#### SET PROBLEM
Set down all of the data that follows word for word, without the images.

----------------

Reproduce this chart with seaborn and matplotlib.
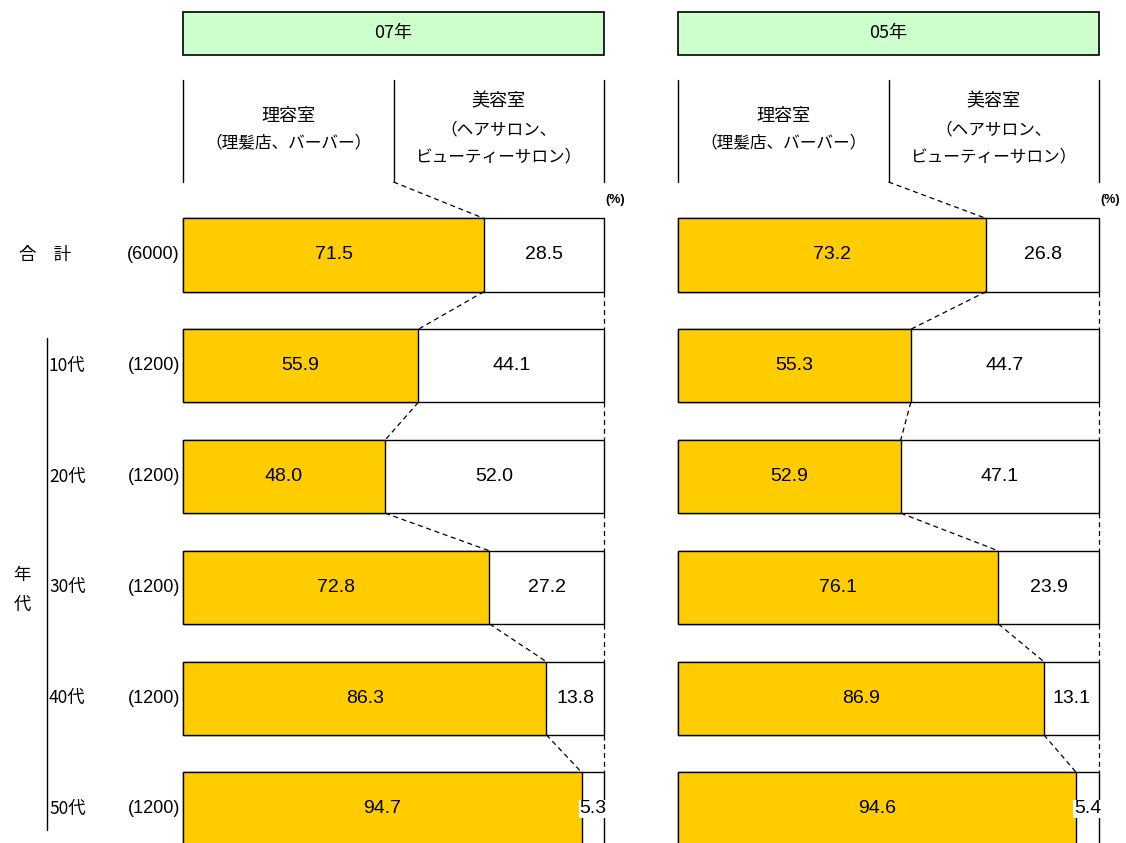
import matplotlib.pyplot as plt
from matplotlib.lines import Line2D
from matplotlib.patches import Rectangle
from matplotlib.transforms import blended_transform_factory
import seaborn as sns

sns.set_style("white")
plt.rcParams['font.family'] = ['Noto Sans CJK JP', 'DejaVu Sans']
plt.rcParams['text.color'] = 'black'
NUM_FONT = ['Liberation Sans Narrow', 'Liberation Sans', 'DejaVu Sans']

# data
groups = ['合　計', '10代', '20代', '30代', '40代', '50代']
counts = ['(6000)', '(1200)', '(1200)', '(1200)', '(1200)', '(1200)']
years = ['07年', '05年']
barber_07 = [71.5, 55.9, 48.0, 72.8, 86.3, 94.7]
salon_07 = [28.5, 44.1, 52.0, 27.2, 13.8, 5.3]
barber_05 = [73.2, 55.3, 52.9, 76.1, 86.9, 94.6]
salon_05 = [26.8, 44.7, 47.1, 23.9, 13.1, 5.4]

ORANGE = '#FFCC00'
GREEN = '#CCFFCC'

W, H = 1126, 843
ROW = 110.8      # pixels between bar centres
FIRST = 255      # pixel y of first bar centre
BAR_W = 0.66

fig = plt.figure(figsize=(W / 100, H / 100), dpi=100)


def dy(p):
    # pixel row -> data y on the categorical axis
    return (p - FIRST) / ROW


def fy(p):
    return 1 - p / H


dash = dict(color='black', lw=0.9, ls=(0, (4, 3)))
h = BAR_W / 2

panels = [(183, years[0], barber_07, salon_07), (678, years[1], barber_05, salon_05)]
for k, (x0, year, barber, salon) in enumerate(panels):
    ax = fig.add_axes([x0 / W, 0, 421 / W, 1])
    total = [b + s for b, s in zip(barber, salon)]
    sns.barplot(x=total, y=groups, orient='h', color='white', edgecolor='black',
                linewidth=1, width=BAR_W, saturation=1, ax=ax)
    sns.barplot(x=barber, y=groups, orient='h', color=ORANGE, edgecolor='black',
                linewidth=1, width=BAR_W, saturation=1, ax=ax)
    ax.set_xlim(0, 100)
    ax.set_ylim(dy(H), dy(0))
    ax.axis('off')
    for p in ax.patches:
        p.set_clip_on(False)

    for i, (b, s) in enumerate(zip(barber, salon)):
        ax.text(b / 2, i, f'{b:.1f}', ha='center', va='center', fontsize=14,
                family=NUM_FONT)
        box = dict(fc='white', ec='none', pad=0.5) if s < 8 else None
        ax.text(b + s / 2, i, f'{s:.1f}', ha='center', va='center', fontsize=14,
                family=NUM_FONT, bbox=box)

    # connectors between bars
    for i in range(len(groups) - 1):
        ax.plot([barber[i], barber[i + 1]], [i + h, i + 1 - h], clip_on=False, **dash)
        ax.plot([100, 100], [i + h, i + 1 - h], clip_on=False, **dash)

    # header
    ax.add_patch(Rectangle((0, dy(55)), 100, dy(12) - dy(55), fc=GREEN, ec='black',
                           lw=1.2, clip_on=False))
    ax.text(50, dy(33), year, ha='center', va='center', fontsize=13)
    for x in (0, 50, 100):
        ax.plot([x, x], [dy(80), dy(182)], color='black', lw=1, clip_on=False)
    ax.plot([50, barber[0]], [dy(182), -h], clip_on=False, **dash)
    ax.text(25, dy(116), '理容室', ha='center', va='center', fontsize=13)
    ax.text(25, dy(143), '（理髪店、バーバー）', ha='center', va='center', fontsize=12)
    ax.text(75, dy(101), '美容室', ha='center', va='center', fontsize=13)
    ax.text(75, dy(130), '（ヘアサロン、', ha='center', va='center', fontsize=12)
    ax.text(75, dy(157), 'ビューティーサロン）', ha='center', va='center', fontsize=12)
    ax.text(102.6, dy(200), '(%)', ha='center', va='center', fontsize=9,
            fontweight='bold', family=NUM_FONT)

    if k == 0:
        trans = blended_transform_factory(fig.transFigure, ax.transData)
        for i, (g, c) in enumerate(zip(groups, counts)):
            if i == 0:
                ax.text(45 / W, i, g, ha='center', va='center', fontsize=12.5,
                        transform=trans)
            else:
                ax.text(49 / W, i, g, ha='left', va='center', fontsize=12.5,
                        transform=trans)
            ax.text(180 / W, i, c, ha='right', va='center', fontsize=13,
                    family=NUM_FONT, transform=trans)

fig.add_artist(Line2D([47 / W, 47 / W], [fy(338), fy(830)], color='black', lw=1))
fig.text(22 / W, fy(575), '年', ha='center', va='center', fontsize=12.5)
fig.text(22 / W, fy(605), '代', ha='center', va='center', fontsize=12.5)

fig.savefig('out.png', dpi=100)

----------------

#### EXPECTED OUTPUT
Reproduce this chart with seaborn and matplotlib.
import matplotlib.pyplot as plt
from matplotlib.lines import Line2D
from matplotlib.patches import Rectangle
from matplotlib.transforms import blended_transform_factory
import seaborn as sns

sns.set_style("white")
plt.rcParams['font.family'] = ['Noto Sans CJK JP', 'DejaVu Sans']
plt.rcParams['text.color'] = 'black'
NUM_FONT = ['Liberation Sans Narrow', 'Liberation Sans', 'DejaVu Sans']

# data
groups = ['合　計', '10代', '20代', '30代', '40代', '50代']
counts = ['(6000)', '(1200)', '(1200)', '(1200)', '(1200)', '(1200)']
years = ['07年', '05年']
barber_07 = [71.5, 55.9, 48.0, 72.8, 86.3, 94.7]
salon_07 = [28.5, 44.1, 52.0, 27.2, 13.8, 5.3]
barber_05 = [73.2, 55.3, 52.9, 76.1, 86.9, 94.6]
salon_05 = [26.8, 44.7, 47.1, 23.9, 13.1, 5.4]

ORANGE = '#FFCC00'
GREEN = '#CCFFCC'

W, H = 1126, 843
ROW = 110.8      # pixels between bar centres
FIRST = 255      # pixel y of first bar centre
BAR_W = 0.66

fig = plt.figure(figsize=(W / 100, H / 100), dpi=100)


def dy(p):
    # pixel row -> data y on the categorical axis
    return (p - FIRST) / ROW


def fy(p):
    return 1 - p / H


dash = dict(color='black', lw=0.9, ls=(0, (4, 3)))
h = BAR_W / 2

panels = [(183, years[0], barber_07, salon_07), (678, years[1], barber_05, salon_05)]
for k, (x0, year, barber, salon) in enumerate(panels):
    ax = fig.add_axes([x0 / W, 0, 421 / W, 1])
    total = [b + s for b, s in zip(barber, salon)]
    sns.barplot(x=total, y=groups, orient='h', color='white', edgecolor='black',
                linewidth=1, width=BAR_W, saturation=1, ax=ax)
    sns.barplot(x=barber, y=groups, orient='h', color=ORANGE, edgecolor='black',
                linewidth=1, width=BAR_W, saturation=1, ax=ax)
    ax.set_xlim(0, 100)
    ax.set_ylim(dy(H), dy(0))
    ax.axis('off')
    for p in ax.patches:
        p.set_clip_on(False)

    for i, (b, s) in enumerate(zip(barber, salon)):
        ax.text(b / 2, i, f'{b:.1f}', ha='center', va='center', fontsize=14,
                family=NUM_FONT)
        box = dict(fc='white', ec='none', pad=0.5) if s < 8 else None
        ax.text(b + s / 2, i, f'{s:.1f}', ha='center', va='center', fontsize=14,
                family=NUM_FONT, bbox=box)

    # connectors between bars
    for i in range(len(groups) - 1):
        ax.plot([barber[i], barber[i + 1]], [i + h, i + 1 - h], clip_on=False, **dash)
        ax.plot([100, 100], [i + h, i + 1 - h], clip_on=False, **dash)

    # header
    ax.add_patch(Rectangle((0, dy(55)), 100, dy(12) - dy(55), fc=GREEN, ec='black',
                           lw=1.2, clip_on=False))
    ax.text(50, dy(33), year, ha='center', va='center', fontsize=13)
    for x in (0, 50, 100):
        ax.plot([x, x], [dy(80), dy(182)], color='black', lw=1, clip_on=False)
    ax.plot([50, barber[0]], [dy(182), -h], clip_on=False, **dash)
    ax.text(25, dy(116), '理容室', ha='center', va='center', fontsize=13)
    ax.text(25, dy(143), '（理髪店、バーバー）', ha='center', va='center', fontsize=12)
    ax.text(75, dy(101), '美容室', ha='center', va='center', fontsize=13)
    ax.text(75, dy(130), '（ヘアサロン、', ha='center', va='center', fontsize=12)
    ax.text(75, dy(157), 'ビューティーサロン）', ha='center', va='center', fontsize=12)
    ax.text(102.6, dy(200), '(%)', ha='center', va='center', fontsize=9,
            fontweight='bold', family=NUM_FONT)

    if k == 0:
        trans = blended_transform_factory(fig.transFigure, ax.transData)
        for i, (g, c) in enumerate(zip(groups, counts)):
            if i == 0:
                ax.text(45 / W, i, g, ha='center', va='center', fontsize=12.5,
                        transform=trans)
            else:
                ax.text(49 / W, i, g, ha='left', va='center', fontsize=12.5,
                        transform=trans)
            ax.text(180 / W, i, c, ha='right', va='center', fontsize=13,
                    family=NUM_FONT, transform=trans)

fig.add_artist(Line2D([47 / W, 47 / W], [fy(338), fy(830)], color='black', lw=1))
fig.text(22 / W, fy(575), '年', ha='center', va='center', fontsize=12.5)
fig.text(22 / W, fy(605), '代', ha='center', va='center', fontsize=12.5)

fig.savefig('out.png', dpi=100)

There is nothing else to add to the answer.